Challenge: No pictures belong in the copy; return exactly the lines from the one with "Write a Python" through the one with "plt.rcParams['mathtext.rm'] = 'Lato'", both ends included, and nothing else.

Supplied records:
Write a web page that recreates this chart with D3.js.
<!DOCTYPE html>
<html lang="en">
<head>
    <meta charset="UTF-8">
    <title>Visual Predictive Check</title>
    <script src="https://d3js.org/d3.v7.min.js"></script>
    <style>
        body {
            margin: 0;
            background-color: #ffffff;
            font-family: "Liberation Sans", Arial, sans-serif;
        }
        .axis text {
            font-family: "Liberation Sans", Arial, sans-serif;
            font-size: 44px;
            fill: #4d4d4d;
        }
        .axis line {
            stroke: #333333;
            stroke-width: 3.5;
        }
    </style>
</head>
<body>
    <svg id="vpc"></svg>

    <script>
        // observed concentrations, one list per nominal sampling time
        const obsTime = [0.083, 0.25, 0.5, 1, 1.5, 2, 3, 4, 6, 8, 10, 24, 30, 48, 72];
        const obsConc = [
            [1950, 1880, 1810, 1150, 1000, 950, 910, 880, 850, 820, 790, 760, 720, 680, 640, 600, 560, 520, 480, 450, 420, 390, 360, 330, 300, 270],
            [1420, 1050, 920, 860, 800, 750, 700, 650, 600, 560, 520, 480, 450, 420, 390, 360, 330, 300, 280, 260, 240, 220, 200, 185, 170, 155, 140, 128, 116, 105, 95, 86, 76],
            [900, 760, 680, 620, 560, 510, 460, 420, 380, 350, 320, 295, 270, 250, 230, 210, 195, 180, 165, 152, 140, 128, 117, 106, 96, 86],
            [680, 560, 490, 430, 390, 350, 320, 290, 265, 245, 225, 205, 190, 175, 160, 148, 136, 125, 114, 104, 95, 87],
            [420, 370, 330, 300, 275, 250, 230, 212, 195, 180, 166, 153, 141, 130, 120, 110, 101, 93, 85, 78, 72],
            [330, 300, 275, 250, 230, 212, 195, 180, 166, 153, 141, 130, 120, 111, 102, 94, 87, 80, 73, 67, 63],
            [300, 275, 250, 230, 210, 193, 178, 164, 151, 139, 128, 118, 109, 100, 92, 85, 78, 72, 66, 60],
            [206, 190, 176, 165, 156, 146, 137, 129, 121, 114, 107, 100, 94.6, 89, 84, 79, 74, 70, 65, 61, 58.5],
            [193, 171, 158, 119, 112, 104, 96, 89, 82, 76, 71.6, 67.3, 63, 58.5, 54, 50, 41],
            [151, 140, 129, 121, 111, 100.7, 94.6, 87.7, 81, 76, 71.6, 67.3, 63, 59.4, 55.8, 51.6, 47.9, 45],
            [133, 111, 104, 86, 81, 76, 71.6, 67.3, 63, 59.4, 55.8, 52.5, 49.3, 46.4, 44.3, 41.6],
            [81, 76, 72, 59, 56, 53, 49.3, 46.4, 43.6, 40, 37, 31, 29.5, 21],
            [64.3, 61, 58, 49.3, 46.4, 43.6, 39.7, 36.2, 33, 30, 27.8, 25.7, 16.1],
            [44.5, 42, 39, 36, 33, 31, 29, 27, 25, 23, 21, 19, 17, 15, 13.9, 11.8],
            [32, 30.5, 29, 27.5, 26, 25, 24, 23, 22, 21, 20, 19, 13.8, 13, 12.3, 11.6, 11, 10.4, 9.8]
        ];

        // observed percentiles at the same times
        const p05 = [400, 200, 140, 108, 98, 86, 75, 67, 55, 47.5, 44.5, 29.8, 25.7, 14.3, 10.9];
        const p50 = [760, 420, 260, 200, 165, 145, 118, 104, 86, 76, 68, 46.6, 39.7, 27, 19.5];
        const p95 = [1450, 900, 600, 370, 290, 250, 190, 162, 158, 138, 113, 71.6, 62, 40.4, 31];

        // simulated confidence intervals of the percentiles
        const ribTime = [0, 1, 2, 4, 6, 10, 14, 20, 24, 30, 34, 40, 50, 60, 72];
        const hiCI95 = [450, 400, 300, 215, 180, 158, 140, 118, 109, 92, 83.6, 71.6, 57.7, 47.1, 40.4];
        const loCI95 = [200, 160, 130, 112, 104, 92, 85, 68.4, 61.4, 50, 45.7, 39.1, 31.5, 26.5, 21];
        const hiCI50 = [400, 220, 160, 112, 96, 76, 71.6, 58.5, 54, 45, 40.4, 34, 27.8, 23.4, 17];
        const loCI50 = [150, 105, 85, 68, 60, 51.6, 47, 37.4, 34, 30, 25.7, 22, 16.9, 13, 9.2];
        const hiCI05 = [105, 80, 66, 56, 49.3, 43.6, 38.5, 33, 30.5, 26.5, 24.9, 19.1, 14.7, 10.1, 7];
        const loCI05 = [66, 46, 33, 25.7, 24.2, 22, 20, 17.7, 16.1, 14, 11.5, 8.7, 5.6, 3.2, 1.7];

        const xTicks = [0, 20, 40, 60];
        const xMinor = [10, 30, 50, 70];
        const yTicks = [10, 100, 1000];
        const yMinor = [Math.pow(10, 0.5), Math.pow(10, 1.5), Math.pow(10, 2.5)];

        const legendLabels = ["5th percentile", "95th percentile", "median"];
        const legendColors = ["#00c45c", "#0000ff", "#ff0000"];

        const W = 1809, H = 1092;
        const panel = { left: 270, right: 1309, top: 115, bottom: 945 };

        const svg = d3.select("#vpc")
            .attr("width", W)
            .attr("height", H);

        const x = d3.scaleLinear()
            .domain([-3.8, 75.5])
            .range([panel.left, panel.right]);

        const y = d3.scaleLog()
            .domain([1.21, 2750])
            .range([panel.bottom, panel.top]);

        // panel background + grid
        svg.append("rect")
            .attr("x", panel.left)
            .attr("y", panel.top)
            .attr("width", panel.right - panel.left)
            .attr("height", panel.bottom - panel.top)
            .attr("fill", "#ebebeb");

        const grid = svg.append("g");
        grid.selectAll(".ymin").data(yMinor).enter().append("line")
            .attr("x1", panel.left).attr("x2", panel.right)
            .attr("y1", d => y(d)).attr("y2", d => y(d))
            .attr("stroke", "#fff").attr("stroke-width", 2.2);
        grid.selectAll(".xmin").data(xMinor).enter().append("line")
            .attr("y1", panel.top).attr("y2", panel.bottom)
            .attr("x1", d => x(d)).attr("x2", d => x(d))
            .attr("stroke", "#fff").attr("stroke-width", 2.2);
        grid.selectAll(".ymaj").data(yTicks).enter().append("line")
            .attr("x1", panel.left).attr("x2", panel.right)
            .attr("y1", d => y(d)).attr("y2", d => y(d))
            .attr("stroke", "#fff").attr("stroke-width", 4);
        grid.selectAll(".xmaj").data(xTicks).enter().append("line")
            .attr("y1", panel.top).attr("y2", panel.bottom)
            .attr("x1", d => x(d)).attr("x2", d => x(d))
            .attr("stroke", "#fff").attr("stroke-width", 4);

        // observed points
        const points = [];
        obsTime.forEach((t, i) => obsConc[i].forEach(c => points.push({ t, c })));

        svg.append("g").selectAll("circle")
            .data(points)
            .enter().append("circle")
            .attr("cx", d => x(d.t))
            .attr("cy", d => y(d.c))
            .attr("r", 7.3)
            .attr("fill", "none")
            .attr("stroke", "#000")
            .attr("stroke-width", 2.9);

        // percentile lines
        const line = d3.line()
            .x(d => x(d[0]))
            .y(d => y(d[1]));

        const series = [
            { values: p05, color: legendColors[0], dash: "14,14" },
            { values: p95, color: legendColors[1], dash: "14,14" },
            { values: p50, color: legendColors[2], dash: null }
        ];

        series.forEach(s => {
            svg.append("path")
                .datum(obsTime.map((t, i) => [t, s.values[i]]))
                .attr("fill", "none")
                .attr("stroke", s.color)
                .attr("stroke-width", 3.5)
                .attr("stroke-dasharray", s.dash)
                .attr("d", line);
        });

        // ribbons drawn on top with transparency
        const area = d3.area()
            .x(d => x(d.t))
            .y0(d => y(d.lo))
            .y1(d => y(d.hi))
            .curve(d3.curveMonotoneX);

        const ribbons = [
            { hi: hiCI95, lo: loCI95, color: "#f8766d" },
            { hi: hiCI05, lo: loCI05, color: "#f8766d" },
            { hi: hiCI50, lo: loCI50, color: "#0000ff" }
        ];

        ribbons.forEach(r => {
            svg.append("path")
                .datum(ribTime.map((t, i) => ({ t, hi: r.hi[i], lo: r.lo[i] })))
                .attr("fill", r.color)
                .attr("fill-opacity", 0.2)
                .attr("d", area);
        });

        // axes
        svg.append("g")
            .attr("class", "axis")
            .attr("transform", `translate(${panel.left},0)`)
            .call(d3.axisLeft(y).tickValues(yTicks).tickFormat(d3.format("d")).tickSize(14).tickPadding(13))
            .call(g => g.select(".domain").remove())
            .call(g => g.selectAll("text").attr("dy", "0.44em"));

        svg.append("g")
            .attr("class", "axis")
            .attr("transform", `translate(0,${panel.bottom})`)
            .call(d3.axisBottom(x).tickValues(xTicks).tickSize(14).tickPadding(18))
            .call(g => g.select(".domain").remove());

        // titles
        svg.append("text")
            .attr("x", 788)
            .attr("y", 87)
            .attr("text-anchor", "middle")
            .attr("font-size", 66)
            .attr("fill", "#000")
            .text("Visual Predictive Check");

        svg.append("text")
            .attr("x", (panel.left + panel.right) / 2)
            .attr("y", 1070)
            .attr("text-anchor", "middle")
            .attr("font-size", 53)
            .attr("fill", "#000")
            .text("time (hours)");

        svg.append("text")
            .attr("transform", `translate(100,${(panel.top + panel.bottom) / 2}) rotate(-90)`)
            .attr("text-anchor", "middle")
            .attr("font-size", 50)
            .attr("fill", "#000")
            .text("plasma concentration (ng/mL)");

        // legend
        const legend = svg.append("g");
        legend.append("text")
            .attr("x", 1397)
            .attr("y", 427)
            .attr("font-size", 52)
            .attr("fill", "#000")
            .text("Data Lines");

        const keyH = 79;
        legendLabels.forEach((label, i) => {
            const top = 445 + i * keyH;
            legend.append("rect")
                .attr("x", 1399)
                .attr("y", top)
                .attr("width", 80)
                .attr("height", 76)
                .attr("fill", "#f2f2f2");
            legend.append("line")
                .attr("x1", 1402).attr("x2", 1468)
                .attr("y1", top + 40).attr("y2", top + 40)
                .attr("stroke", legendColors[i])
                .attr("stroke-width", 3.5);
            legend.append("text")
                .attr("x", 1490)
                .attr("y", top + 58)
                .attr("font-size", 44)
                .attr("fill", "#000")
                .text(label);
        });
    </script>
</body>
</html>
* * *
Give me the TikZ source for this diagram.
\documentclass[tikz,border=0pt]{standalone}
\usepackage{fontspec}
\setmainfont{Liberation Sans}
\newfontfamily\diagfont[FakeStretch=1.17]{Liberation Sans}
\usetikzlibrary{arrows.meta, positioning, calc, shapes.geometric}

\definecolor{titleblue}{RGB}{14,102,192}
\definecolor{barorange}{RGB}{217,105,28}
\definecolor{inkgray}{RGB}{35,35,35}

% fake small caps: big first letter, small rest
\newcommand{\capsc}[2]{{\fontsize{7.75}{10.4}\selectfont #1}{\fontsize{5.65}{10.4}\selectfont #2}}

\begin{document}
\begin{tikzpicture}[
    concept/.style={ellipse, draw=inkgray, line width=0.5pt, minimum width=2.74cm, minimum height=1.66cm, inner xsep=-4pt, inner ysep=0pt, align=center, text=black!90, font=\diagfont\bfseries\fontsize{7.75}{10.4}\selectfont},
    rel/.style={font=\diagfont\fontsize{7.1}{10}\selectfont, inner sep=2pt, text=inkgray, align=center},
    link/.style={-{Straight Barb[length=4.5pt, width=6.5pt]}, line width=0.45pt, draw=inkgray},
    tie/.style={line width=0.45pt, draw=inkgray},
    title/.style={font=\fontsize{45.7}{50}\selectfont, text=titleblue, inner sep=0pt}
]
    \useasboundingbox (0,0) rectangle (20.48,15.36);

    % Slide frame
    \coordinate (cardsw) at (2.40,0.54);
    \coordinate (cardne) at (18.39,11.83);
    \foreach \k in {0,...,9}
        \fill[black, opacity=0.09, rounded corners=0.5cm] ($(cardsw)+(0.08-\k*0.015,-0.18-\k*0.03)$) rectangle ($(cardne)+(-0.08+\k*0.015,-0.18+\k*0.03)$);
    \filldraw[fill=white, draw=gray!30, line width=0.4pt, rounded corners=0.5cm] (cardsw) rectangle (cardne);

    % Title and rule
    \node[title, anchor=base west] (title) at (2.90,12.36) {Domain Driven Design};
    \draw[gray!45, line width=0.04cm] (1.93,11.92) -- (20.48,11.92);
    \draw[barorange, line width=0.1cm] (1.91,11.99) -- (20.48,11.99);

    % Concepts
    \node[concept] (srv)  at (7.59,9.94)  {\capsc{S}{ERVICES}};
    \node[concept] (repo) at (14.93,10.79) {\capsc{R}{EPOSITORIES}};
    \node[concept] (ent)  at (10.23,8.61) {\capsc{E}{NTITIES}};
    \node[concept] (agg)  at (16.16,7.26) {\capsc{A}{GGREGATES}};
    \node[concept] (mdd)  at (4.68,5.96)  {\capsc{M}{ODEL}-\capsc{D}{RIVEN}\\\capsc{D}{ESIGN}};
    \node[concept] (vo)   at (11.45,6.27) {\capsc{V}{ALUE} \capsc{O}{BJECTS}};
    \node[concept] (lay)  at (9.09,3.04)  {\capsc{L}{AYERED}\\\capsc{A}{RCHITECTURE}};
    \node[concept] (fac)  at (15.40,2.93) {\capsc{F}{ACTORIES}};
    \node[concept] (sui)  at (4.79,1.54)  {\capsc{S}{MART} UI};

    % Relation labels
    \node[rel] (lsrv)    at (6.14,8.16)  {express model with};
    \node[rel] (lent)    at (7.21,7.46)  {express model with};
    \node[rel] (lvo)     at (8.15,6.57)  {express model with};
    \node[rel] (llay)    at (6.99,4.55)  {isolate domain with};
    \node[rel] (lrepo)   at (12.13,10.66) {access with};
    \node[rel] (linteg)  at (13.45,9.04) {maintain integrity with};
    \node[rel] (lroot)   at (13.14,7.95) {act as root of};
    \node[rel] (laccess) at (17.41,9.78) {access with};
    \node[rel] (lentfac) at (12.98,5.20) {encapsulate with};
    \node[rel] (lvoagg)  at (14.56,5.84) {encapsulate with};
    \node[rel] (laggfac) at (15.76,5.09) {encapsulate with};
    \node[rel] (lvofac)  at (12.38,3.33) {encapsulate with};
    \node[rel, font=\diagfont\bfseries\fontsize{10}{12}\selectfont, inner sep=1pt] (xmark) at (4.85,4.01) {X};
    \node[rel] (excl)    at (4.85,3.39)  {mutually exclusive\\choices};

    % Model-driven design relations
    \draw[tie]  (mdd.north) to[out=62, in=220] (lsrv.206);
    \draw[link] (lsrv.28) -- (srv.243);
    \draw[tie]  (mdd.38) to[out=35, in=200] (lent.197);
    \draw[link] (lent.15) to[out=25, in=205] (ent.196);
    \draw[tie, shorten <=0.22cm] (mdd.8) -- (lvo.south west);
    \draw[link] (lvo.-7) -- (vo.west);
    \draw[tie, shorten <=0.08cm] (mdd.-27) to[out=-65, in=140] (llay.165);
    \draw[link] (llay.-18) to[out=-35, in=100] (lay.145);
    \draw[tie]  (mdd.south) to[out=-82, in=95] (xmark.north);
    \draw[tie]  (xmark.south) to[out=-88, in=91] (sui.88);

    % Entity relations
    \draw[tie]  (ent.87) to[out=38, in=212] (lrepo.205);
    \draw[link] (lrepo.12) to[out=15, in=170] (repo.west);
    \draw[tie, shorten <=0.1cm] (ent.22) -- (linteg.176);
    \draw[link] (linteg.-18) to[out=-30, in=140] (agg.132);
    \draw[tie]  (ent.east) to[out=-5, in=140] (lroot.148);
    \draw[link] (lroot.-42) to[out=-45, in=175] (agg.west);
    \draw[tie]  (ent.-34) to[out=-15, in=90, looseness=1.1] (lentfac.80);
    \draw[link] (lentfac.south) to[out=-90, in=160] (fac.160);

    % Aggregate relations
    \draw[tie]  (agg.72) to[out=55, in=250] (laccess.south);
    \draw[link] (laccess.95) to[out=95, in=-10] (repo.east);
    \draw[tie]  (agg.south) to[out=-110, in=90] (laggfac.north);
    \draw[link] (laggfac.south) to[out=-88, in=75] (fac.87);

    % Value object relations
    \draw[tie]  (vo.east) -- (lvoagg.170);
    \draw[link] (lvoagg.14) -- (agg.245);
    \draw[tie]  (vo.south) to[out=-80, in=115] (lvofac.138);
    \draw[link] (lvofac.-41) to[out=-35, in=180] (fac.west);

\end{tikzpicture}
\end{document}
* * *
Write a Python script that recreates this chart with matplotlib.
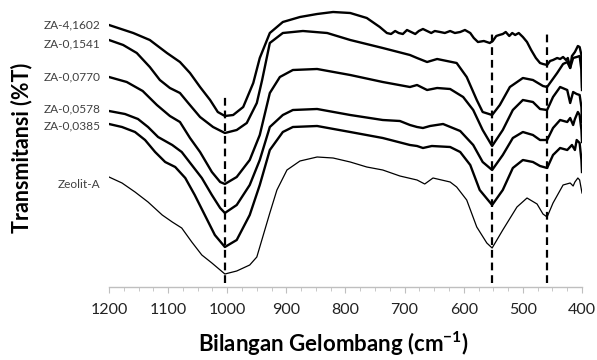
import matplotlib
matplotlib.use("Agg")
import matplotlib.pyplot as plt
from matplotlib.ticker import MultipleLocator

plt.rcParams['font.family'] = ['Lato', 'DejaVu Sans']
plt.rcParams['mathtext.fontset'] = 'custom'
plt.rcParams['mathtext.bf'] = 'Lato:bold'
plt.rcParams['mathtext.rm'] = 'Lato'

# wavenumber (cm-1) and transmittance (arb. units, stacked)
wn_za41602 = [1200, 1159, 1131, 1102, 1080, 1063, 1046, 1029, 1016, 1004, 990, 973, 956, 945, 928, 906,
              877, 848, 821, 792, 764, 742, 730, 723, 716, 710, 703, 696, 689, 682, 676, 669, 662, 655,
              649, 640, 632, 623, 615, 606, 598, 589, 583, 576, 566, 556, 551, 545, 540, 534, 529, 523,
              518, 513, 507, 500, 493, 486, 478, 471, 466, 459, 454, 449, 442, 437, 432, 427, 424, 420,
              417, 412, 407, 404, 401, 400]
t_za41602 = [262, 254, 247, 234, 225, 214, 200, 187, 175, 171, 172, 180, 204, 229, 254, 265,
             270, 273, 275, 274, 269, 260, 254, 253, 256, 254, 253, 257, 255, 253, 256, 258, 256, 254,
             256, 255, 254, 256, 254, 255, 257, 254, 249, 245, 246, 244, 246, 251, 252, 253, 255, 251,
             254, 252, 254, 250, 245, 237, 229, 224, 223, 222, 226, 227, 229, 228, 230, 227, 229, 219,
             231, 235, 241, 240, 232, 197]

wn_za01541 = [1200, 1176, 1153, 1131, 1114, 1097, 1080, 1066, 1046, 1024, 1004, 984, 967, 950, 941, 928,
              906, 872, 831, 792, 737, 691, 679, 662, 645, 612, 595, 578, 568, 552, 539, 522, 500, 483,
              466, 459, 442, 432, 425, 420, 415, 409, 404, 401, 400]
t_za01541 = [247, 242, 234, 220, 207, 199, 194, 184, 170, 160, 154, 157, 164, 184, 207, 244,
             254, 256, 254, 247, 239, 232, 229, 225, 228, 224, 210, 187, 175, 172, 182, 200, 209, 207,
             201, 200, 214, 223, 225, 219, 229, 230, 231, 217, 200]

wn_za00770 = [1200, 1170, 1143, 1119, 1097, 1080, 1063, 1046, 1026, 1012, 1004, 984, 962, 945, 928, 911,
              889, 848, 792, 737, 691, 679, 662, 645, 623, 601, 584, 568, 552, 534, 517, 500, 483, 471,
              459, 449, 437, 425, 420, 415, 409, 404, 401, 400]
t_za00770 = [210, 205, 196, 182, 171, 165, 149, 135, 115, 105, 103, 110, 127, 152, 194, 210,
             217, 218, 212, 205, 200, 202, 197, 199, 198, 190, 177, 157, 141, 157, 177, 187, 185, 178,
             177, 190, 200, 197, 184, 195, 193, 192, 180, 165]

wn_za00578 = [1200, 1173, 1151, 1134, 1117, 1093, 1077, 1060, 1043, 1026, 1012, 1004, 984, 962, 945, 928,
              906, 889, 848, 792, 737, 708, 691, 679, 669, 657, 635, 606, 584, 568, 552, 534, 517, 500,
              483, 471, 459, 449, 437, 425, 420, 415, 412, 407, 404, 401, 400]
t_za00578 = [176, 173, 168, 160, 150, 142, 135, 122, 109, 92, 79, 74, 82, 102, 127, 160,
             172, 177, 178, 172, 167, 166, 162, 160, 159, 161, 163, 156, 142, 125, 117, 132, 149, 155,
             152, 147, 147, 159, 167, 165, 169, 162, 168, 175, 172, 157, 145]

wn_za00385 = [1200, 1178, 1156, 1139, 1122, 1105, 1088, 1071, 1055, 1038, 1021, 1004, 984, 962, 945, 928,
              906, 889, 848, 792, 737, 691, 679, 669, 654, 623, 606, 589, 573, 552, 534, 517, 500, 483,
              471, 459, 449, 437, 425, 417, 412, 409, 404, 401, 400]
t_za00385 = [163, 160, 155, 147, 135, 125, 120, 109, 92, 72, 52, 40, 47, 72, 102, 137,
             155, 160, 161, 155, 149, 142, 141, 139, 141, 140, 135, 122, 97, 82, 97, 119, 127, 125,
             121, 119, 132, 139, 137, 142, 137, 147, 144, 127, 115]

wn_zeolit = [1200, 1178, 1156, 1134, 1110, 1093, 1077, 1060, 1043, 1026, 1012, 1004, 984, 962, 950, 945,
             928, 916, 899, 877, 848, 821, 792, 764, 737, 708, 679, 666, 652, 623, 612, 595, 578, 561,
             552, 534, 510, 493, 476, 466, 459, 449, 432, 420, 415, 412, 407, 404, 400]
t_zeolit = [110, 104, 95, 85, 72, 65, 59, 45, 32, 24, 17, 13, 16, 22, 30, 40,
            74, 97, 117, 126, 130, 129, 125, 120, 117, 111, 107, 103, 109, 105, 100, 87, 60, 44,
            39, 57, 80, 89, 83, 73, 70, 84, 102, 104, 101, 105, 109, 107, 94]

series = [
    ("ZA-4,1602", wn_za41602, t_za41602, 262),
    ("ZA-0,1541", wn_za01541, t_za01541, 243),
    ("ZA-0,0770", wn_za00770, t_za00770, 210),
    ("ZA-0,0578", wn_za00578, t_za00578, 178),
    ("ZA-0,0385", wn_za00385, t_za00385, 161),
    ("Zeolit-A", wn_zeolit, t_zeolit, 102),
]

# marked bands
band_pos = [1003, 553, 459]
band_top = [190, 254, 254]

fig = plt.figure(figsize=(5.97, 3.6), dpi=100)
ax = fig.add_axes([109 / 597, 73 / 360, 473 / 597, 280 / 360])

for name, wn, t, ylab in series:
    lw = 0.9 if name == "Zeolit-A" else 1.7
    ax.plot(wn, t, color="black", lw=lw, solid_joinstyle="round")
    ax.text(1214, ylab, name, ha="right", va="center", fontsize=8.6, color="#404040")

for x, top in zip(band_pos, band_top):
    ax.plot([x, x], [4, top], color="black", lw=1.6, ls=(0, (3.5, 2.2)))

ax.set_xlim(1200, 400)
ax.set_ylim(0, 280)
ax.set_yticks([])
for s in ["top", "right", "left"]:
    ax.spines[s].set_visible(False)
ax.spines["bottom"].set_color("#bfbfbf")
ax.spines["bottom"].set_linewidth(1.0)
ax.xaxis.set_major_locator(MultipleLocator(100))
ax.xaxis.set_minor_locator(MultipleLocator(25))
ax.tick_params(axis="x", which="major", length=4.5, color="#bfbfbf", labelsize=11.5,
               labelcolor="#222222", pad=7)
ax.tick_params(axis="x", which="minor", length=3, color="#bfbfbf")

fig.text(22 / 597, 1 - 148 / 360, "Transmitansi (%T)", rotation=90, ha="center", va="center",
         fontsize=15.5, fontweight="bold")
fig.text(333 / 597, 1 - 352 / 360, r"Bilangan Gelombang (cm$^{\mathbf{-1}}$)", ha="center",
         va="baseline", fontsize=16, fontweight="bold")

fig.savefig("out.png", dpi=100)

Task output:
Write a Python script that recreates this chart with matplotlib.
import matplotlib
matplotlib.use("Agg")
import matplotlib.pyplot as plt
from matplotlib.ticker import MultipleLocator

plt.rcParams['font.family'] = ['Lato', 'DejaVu Sans']
plt.rcParams['mathtext.fontset'] = 'custom'
plt.rcParams['mathtext.bf'] = 'Lato:bold'
plt.rcParams['mathtext.rm'] = 'Lato'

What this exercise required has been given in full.